Already reeling from the news that the Department of Justice is pursuing legal action to block its intended merger with T-Mobile, AT&T may have received the knock-down blow this weekas FCC Chairman Julius Genachowski officially weighed in on the controversy, stating that the merger is not in the public’s interest and should be voted down.
In fact, Chairman Genachowski is reportedly asking the other four voting member of the Commission to approve an administrative hearing wherein the onus would be on AT&T to prove decisively that the merger was in fact in public interest.
But with the chances of this merger actually being approved becoming smaller and smaller each day, the question remains, how long will AT&T keep fighting to keep its T-Mobile acquisition alive?
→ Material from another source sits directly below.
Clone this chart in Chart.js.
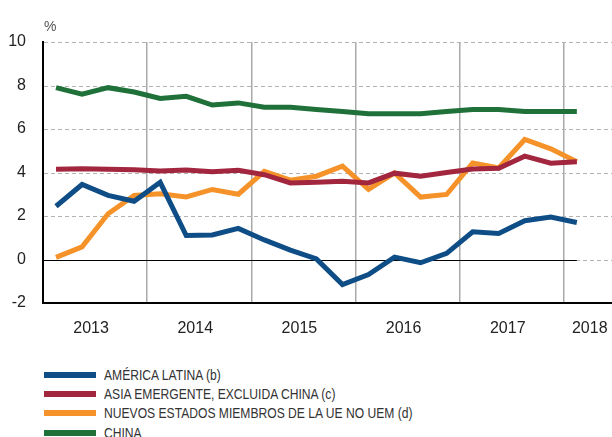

It would be an understatement to say that the proposed AT&T/T-Mobile merger has been unpopular. While its clear that AT&T was supremely confident in its chances of getting the deal approved, going so far as to agree to pay T-Mobile $3 billion if the deal fell through in addition to promising several billion in assets and spectrum, it wasn’t long before the voices of opposition starting the seemingly endless stream of lawsuits.
While it didn’t start with the lawsuit from the Department of Justice, one could say that it was the first sign that this deal had a significant uphill battle to win in order to get approval. In addition to the DOJ, however, lawsuits poured in from several states attorney generals and wireless rivals like Sprint and Cellular South, all refusing to buy into AT&T’s merger propaganda that the deal would create jobs, spur market growth, and advance wireless technology.
Now with Chairman Genachowski’s uncharacteristically bold position on the merger, it looks like perhaps now we’ve seen the final nail in the coffin for AT&T’s T-Mobile acquisition. But the question remains, how long will AT&T continue to fight with the opposition mounting against the deal? While many companies often abandon acquisition deals that face this much opposition, for AT&T the answer will likely be as long as it takes before every avenue has been exhausted and an official decision blocking the deal comes down.
Truth be told, AT&T has already invested billions in this merger, both through what it has promised T-Mobile regardless of the outcome and through its ongoing legal proceedings to try to push the deal through. With that much money invested, it will still be awhile before the option to cut and run looks more attractive than continuing to fight for a deal that would place AT&T at the top of the wireless market.
But we really won’t see any progress until February, when the DOJ’s case against AT&T goes to Federal court. Should AT&T win that case, it will likely have significant leverage to challenge the FCC’s decision and the other lawsuits waiting in the wings. Should it lose at any stage along this long legal road however, and I would guess that it would be the end for the AT&T/T-Mobile merger.